Según decía uno de los diarios, el principal objeto de esta  gesta es buscar signos de antigua vida microbiana, recolectar muestras de roca y polvo, caracterizar la geología y el clima de Marte y allanar el camino para la exploración humana ‘in situ’. El lugar elegido es una cuenca en la que hace millones de años hubo un río cuya desembocadura formaba una especie de delta, y en donde por lo tanto los científicos creen posible que, como ocurre en la tierra, los sedimentos guarden evidencias de algún tipo vida, una vida que en ciertas condiciones podría haberse afianzado hace miles de millones de años.

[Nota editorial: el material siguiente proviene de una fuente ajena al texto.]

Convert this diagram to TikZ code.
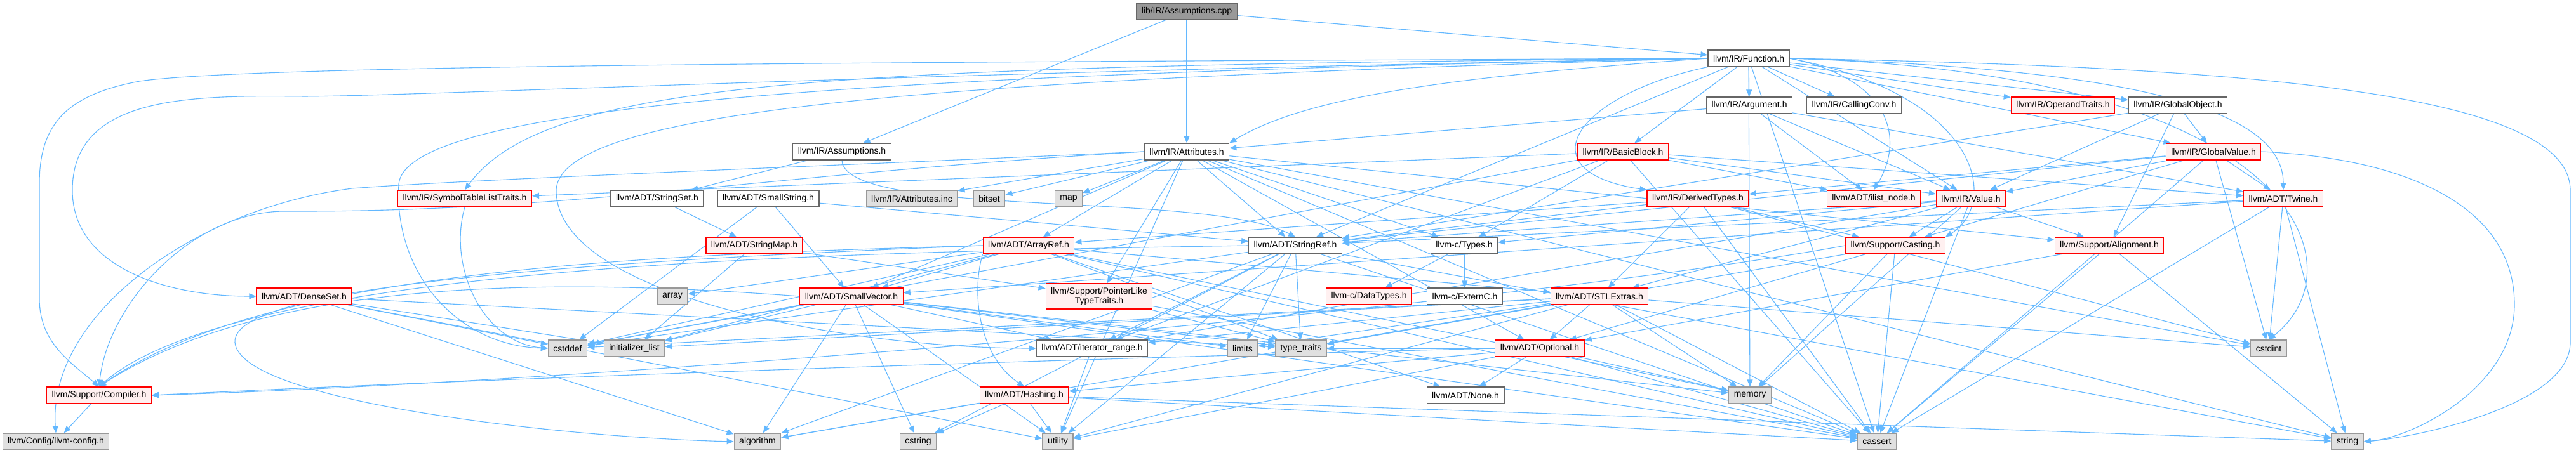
\documentclass[tikz,border=0pt]{standalone}
\usepackage{fontspec}
\setmainfont{Liberation Sans}
\usetikzlibrary{arrows.meta,backgrounds}

\definecolor{edgeblue}{RGB}{99,184,255}
\definecolor{hdrline}{RGB}{102,102,102}
\definecolor{truncline}{RGB}{255,0,0}
\definecolor{truncfill}{RGB}{255,240,240}
\definecolor{sysline}{RGB}{153,153,153}
\definecolor{sysfill}{RGB}{224,224,224}
\definecolor{srcfill}{RGB}{153,153,153}

\begin{document}
\begin{tikzpicture}[x=1pt,y=-1pt,
  every node/.style={font=\fontsize{14}{15}\selectfont,inner xsep=8pt,inner ysep=0pt,minimum height=26pt,line width=1.2pt},
  hdr/.style={draw=hdrline,fill=white},
  trunc/.style={draw=truncline,fill=truncfill},
  sys/.style={draw=sysline,fill=sysfill},
  src/.style={draw=hdrline,fill=srcfill},
  incl/.style={draw=edgeblue,line width=1.1pt,-{Triangle[length=11pt,width=9pt]}}]
  \useasboundingbox (0,0) rectangle (4057,714);

  % files, one row per rank
  \node[src] (cpp) at (1869,18) {lib/IR/Assumptions.cpp};
  \node[hdr] (function) at (2754,92) {llvm/IR/Function.h};

  \node[hdr] (argument) at (2755,166) {llvm/IR/Argument.h};
  \node[hdr] (callingconv) at (2920,166) {llvm/IR/CallingConv.h};
  \node[trunc] (operandtraits) at (3249,166) {llvm/IR/OperandTraits.h};
  \node[hdr] (globalobject) at (3430,166) {llvm/IR/GlobalObject.h};

  \node[hdr] (assumptionsh) at (1326,239) {llvm/IR/Assumptions.h};
  \node[hdr] (attributes) at (1869,239) {llvm/IR/Attributes.h};
  \node[trunc] (basicblock) at (2556,239) {llvm/IR/BasicBlock.h};
  \node[trunc] (globalvalue) at (3486,239) {llvm/IR/GlobalValue.h};

  \node[trunc] (symtab) at (732,313) {llvm/IR/SymbolTableListTraits.h};
  \node[hdr] (stringset) at (1035,313) {llvm/ADT/StringSet.h};
  \node[hdr] (smallstring) at (1210,313) {llvm/ADT/SmallString.h};
  \node[sys] (attrinc) at (1436,313) {llvm/IR/Attributes.inc};
  \node[sys] (bitset) at (1558,313) {bitset};
  \node[sys] (map) at (1683,313) {map};
  \node[trunc] (derivedtypes) at (2674,313) {llvm/IR/DerivedTypes.h};
  \node[trunc] (ilistnode) at (2951,313) {llvm/ADT/ilist\_node.h};
  \node[trunc] (value) at (3104,313) {llvm/IR/Value.h};
  \node[trunc] (twine) at (3596,313) {llvm/ADT/Twine.h};

  \node[trunc] (stringmap) at (1188,387) {llvm/ADT/StringMap.h};
  \node[trunc] (arrayref) at (1620,387) {llvm/ADT/ArrayRef.h};
  \node[hdr] (stringref) at (2040,387) {llvm/ADT/StringRef.h};
  \node[hdr] (ctypes) at (2306,387) {llvm-c/Types.h};
  \node[trunc] (casting) at (2985,387) {llvm/Support/Casting.h};
  \node[trunc] (alignment) at (3322,387) {llvm/Support/Alignment.h};

  \node[trunc] (denseset) at (479,467) {llvm/ADT/DenseSet.h};
  \node[sys] (array) at (1059,467) {array};
  \node[trunc] (smallvector) at (1341,467) {llvm/ADT/SmallVector.h};
  \node[trunc,align=center,minimum height=40pt] (pointerlike) at (1731,467) {llvm/Support/PointerLike\\TypeTraits.h};
  \node[trunc] (datatypes) at (2156,467) {llvm-c/DataTypes.h};
  \node[hdr] (externc) at (2307,467) {llvm-c/ExternC.h};
  \node[trunc] (stlextras) at (2519,467) {llvm/ADT/STLExtras.h};

  \node[sys] (cstddef) at (894,549) {cstddef};
  \node[sys] (initlist) at (999,549) {initializer\_list};
  \node[hdr] (iterrange) at (1720,549) {llvm/ADT/iterator\_range.h};
  \node[sys] (limits) at (1957,549) {limits};
  \node[sys] (typetraits) at (2049,549) {type\_traits};
  \node[trunc] (optional) at (2425,549) {llvm/ADT/Optional.h};
  \node[sys] (cstdint) at (3573,549) {cstdint};

  \node[trunc] (compiler) at (156,623) {llvm/Support/Compiler.h};
  \node[trunc] (hashing) at (1613,623) {llvm/ADT/Hashing.h};
  \node[hdr] (none) at (2308,623) {llvm/ADT/None.h};
  \node[sys] (memory) at (2756,623) {memory};

  \node[sys] (llvmconfig) at (88,696) {llvm/Config/llvm-config.h};
  \node[sys] (algorithm) at (1193,696) {algorithm};
  \node[sys] (cstring) at (1446,696) {cstring};
  \node[sys] (utility) at (1666,696) {utility};
  \node[sys] (cassert) at (2956,696) {cassert};
  \node[sys] (string) at (3697,696) {string};

  \begin{scope}[on background layer]
  \fill[white] (0,0) rectangle (4057,714);

  % lib/IR/Assumptions.cpp
  \draw[incl] (cpp) -- (assumptionsh);
  \draw[incl] (cpp) -- (attributes);
  \draw[incl] (cpp) -- (function);

  % llvm/IR/Function.h
  \draw[incl] (function) -- (argument);
  \draw[incl] (function) -- (callingconv);
  \draw[incl] (function) -- (operandtraits);
  \draw[incl] (function) -- (globalobject);
  \draw[incl] (function) -- (globalvalue);
  \draw[incl] (function) -- (basicblock);
  \draw[incl] (function.west) .. controls (2300,120) and (2060,150) .. (attributes.north east);
  \draw[incl] (function) -- (stringref);
  \draw[incl] (function) -- (value);
  \draw[incl] (function) -- (memory);
  \draw[incl] (function) -- (cassert);
  \draw[incl] (function.south west) .. controls (2480,150) and (2400,270) .. (derivedtypes.north west);
  \draw[incl] (function.east) .. controls (3350,108) and (3596,170) .. (twine.north);
  \draw[incl] (function.east) .. controls (2980,125) and (3000,220) .. (ilistnode.north);
  \draw[incl] (function.east) .. controls (3120,150) and (3150,320) .. (casting.north east);
  \draw[incl] (function.east) .. controls (3620,115) and (3720,420) .. (cstdint.north);
  \draw[incl] (function.east) .. controls (3500,105) and (4048,140) .. (4048,300) -- (4048,540) .. controls (4048,640) and (3800,690) .. (string.east);
  \draw[incl] (function.west) .. controls (1300,104) and (860,125) .. (symtab.north);
  \draw[incl] (function.west) .. controls (1400,98) and (400,102) .. (220,128) .. controls (100,150) and (62,200) .. (62,290) -- (62,470) .. controls (62,540) and (110,570) .. (compiler.north);
  \draw[incl] (function.west) .. controls (1500,112) and (700,150) .. (480,152) .. controls (300,150) and (114,150) .. (114,300) .. controls (114,420) and (260,467) .. (denseset.west);
  \draw[incl] (function.west) .. controls (1300,118) and (640,170) .. (628,290) .. controls (620,430) and (720,545) .. (cstddef.west);
  \draw[incl] (function.west) .. controls (1500,125) and (880,170) .. (876,300) .. controls (876,470) and (1350,549) .. (iterrange.west);

  % llvm/IR/Argument.h
  \draw[incl] (argument) -- (attributes);
  \draw[incl] (argument) -- (ilistnode);
  \draw[incl] (argument) -- (value);
  \draw[incl] (argument) -- (twine);

  % llvm/IR/GlobalObject.h
  \draw[incl] (globalobject) -- (globalvalue);
  \draw[incl] (globalobject) -- (value);
  \draw[incl] (globalobject) -- (alignment);
  \draw[incl] (globalobject) -- (stringref);

  % llvm/IR/Assumptions.h
  \draw[incl] (assumptionsh) -- (stringset);
  \draw[incl] (assumptionsh.south) .. controls (1330,345) and (1900,300) .. (stringref.north);

  % llvm/IR/Attributes.h
  \draw[incl] (attributes) -- (attrinc);
  \draw[incl] (attributes) -- (bitset);
  \draw[incl] (attributes) -- (map);
  \draw[incl] (attributes) -- (ctypes);
  \draw[incl] (attributes) -- (arrayref);
  \draw[incl] (attributes) -- (smallvector);
  \draw[incl] (attributes) -- (stringref);
  \draw[incl] (attributes) -- (alignment);
  \draw[incl] (attributes) -- (pointerlike);
  \draw[incl] (attributes) -- (optional);
  \draw[incl] (attributes) -- (cassert);
  \draw[incl] (attributes) -- (cstdint);
  \draw[incl] (attributes) -- (string);
  \draw[incl] (attributes) -- (utility);
  \draw[incl] (attributes.west) .. controls (1200,275) and (900,335) .. (446,333) .. controls (300,335) and (170,480) .. (compiler.north);
  \draw[incl] (attributes.west) .. controls (1300,262) and (750,282) .. (554,297) .. controls (300,330) and (75,500) .. (llvmconfig.north);

  % llvm/IR/BasicBlock.h
  \draw[incl] (basicblock) -- (ctypes);
  \draw[incl] (basicblock) -- (twine);
  \draw[incl] (basicblock) -- (ilistnode);
  \draw[incl] (basicblock) -- (iterrange);
  \draw[incl] (basicblock) -- (symtab);
  \draw[incl] (basicblock) -- (value);
  \draw[incl] (basicblock) -- (cassert);
  \draw[incl] (basicblock) -- (cstddef);

  % llvm/IR/GlobalValue.h
  \draw[incl] (globalvalue) -- (stringref);
  \draw[incl] (globalvalue) -- (twine);
  \draw[incl] (globalvalue) -- (derivedtypes);
  \draw[incl] (globalvalue) -- (value);
  \draw[incl] (globalvalue) -- (casting);
  \draw[incl] (globalvalue) -- (cassert);
  \draw[incl] (globalvalue) -- (cstdint);
  \draw[incl] (globalvalue.east) .. controls (3800,250) and (3960,330) .. (3960,480) .. controls (3960,610) and (3800,690) .. (string.east);

  % third rank
  \draw[incl] (symtab.south) .. controls (705,420) and (760,540) .. (cstddef.west);
  \draw[incl] (stringset) -- (stringmap);
  \draw[incl] (smallstring) -- (smallvector);
  \draw[incl] (smallstring) -- (stringref);
  \draw[incl] (smallstring) -- (cstddef);
  \draw[incl] (derivedtypes) -- (arrayref);
  \draw[incl] (derivedtypes) -- (stlextras);
  \draw[incl] (derivedtypes) -- (stringref);
  \draw[incl] (derivedtypes) -- (casting);
  \draw[incl] (derivedtypes) -- (cassert);
  \draw[incl] (derivedtypes) -- (cstdint);
  \draw[incl] (value) -- (ctypes);
  \draw[incl] (value) -- (stlextras);
  \draw[incl] (value) -- (stringref);
  \draw[incl] (value) -- (iterrange);
  \draw[incl] (value) -- (alignment);
  \draw[incl] (value) -- (casting);
  \draw[incl] (value) -- (cassert);
  \draw[incl] (value) -- (memory);
  \draw[incl] (twine) -- (smallvector);
  \draw[incl] (twine) -- (stringref);
  \draw[incl] (twine) -- (cassert);
  \draw[incl] (twine) -- (cstdint);
  \draw[incl] (twine) -- (string);

  % fourth rank
  \draw[incl] (stringmap) -- (pointerlike);
  \draw[incl] (stringmap) -- (initlist);
  \draw[incl] (arrayref) -- (smallvector);
  \draw[incl] (arrayref) -- (stlextras);
  \draw[incl] (arrayref) -- (array);
  \draw[incl] (arrayref) -- (cassert);
  \draw[incl] (arrayref) -- (cstddef);
  \draw[incl] (arrayref) -- (initlist);
  \draw[incl] (arrayref) -- (memory);
  \draw[incl] (arrayref) -- (typetraits);
  \draw[incl] (arrayref) -- (none);
  \draw[incl] (arrayref.south west) .. controls (1530,460) and (1540,560) .. (hashing.north);
  \draw[incl] (arrayref.west) .. controls (1000,402) and (420,425) .. (compiler.north);
  \draw[incl] (arrayref.west) .. controls (700,420) and (300,470) .. (380,560) .. controls (450,640) and (900,690) .. (algorithm.west);
  \draw[incl] (stringref) -- (iterrange);
  \draw[incl] (stringref) -- (algorithm);
  \draw[incl] (stringref) -- (cassert);
  \draw[incl] (stringref) -- (cstddef);
  \draw[incl] (stringref) -- (cstring);
  \draw[incl] (stringref) -- (limits);
  \draw[incl] (stringref) -- (string);
  \draw[incl] (stringref) -- (typetraits);
  \draw[incl] (stringref) -- (utility);
  \draw[incl] (stringref.west) .. controls (1300,398) and (380,415) .. (compiler.north);
  \draw[incl] (ctypes) -- (datatypes);
  \draw[incl] (ctypes) -- (externc);
  \draw[incl] (casting) -- (optional);
  \draw[incl] (casting) -- (typetraits);
  \draw[incl] (casting) -- (memory);
  \draw[incl] (casting) -- (cassert);
  \draw[incl] (casting.west) .. controls (2400,480) and (1000,600) .. (compiler.east);
  \draw[incl] (alignment) -- (optional);
  \draw[incl] (alignment) -- (cassert);
  \draw[incl] (alignment) -- (string);

  % fifth rank
  \draw[incl] (denseset) -- (cstddef);
  \draw[incl] (denseset) -- (initlist);
  \draw[incl] (denseset) -- (algorithm);
  \draw[incl] (denseset) -- (utility);
  \draw[incl] (denseset) -- (typetraits);
  \draw[incl] (smallvector) -- (iterrange);
  \draw[incl] (smallvector) -- (algorithm);
  \draw[incl] (smallvector) -- (cassert);
  \draw[incl] (smallvector) -- (cstddef);
  \draw[incl] (smallvector) -- (cstring);
  \draw[incl] (smallvector) -- (initlist);
  \draw[incl] (smallvector) -- (limits);
  \draw[incl] (smallvector) -- (memory);
  \draw[incl] (smallvector) -- (typetraits);
  \draw[incl] (smallvector) -- (utility);
  \draw[incl] (smallvector.west) .. controls (900,440) and (430,432) .. (compiler.north);
  \draw[incl] (pointerlike) -- (typetraits);
  \draw[incl] (pointerlike) -- (cassert);
  \draw[incl] (stlextras) -- (optional);
  \draw[incl] (stlextras) -- (iterrange);
  \draw[incl] (stlextras) -- (algorithm);
  \draw[incl] (stlextras) -- (cassert);
  \draw[incl] (stlextras) -- (cstddef);
  \draw[incl] (stlextras) -- (cstdint);
  \draw[incl] (stlextras) -- (initlist);
  \draw[incl] (stlextras) -- (limits);
  \draw[incl] (stlextras) -- (memory);
  \draw[incl] (stlextras) -- (typetraits);
  \draw[incl] (stlextras) -- (utility);

  % lower ranks
  \draw[incl] (optional) -- (none);
  \draw[incl] (optional) -- (hashing);
  \draw[incl] (optional) -- (cassert);
  \draw[incl] (optional) -- (memory);
  \draw[incl] (optional) -- (utility);
  \draw[incl] (optional) -- (typetraits);
  \draw[incl] (optional.west) .. controls (1900,560) and (900,590) .. (compiler.east);
  \draw[incl] (iterrange) -- (utility);
  \draw[incl] (compiler) -- (llvmconfig);
  \draw[incl] (hashing) -- (algorithm);
  \draw[incl] (hashing) -- (cassert);
  \draw[incl] (hashing) -- (cstring);
  \draw[incl] (hashing) -- (string);
  \draw[incl] (hashing) -- (utility);
  \end{scope}
\end{tikzpicture}
\end{document}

Hoy la aventura sigue, el Perseverance estará por ahí varios años. Sentado en la sillita playera que tengo en la terraza, mientras la brisa cálida aliviaba un poco el calor persistente del final del verano, miré al cielo. Pensé en nuestro planeta que colapsa, único conocido con condiciones como para que la vida prospere, en un despliegue a veces majestuoso que nos pone de frente a miles de preguntas. Pensé en que ya empezábamos a preparar la huida. Me volvió a sorprender nuestra capacidad de destrucción y la no menos notable de imaginación y técnica. Pensé en que seres como yo –con una diferencia de preparación, claro- tipo que toma mate y que escribe poesía, habían llevado ese cacharro de seis ruedas hasta una piedra fría perdida en lo inconmensurable. Pensé en lo inverosímil de encestar esa lata –con perdón de la NASA, pero es que comparada a la vastedad del universo… – en el lejano escombro que ahora yo veía, con un tiro certero. Y sentí nuevamente eso de que la ciencia y la poesía siempre estuvieron cerca. Cada una a su modo realizan lo imposible, nos enfrentan a lo incomunicable, nos ligan otra vez al misterioso asombro, el abismo que liga las palabras, y las cosas.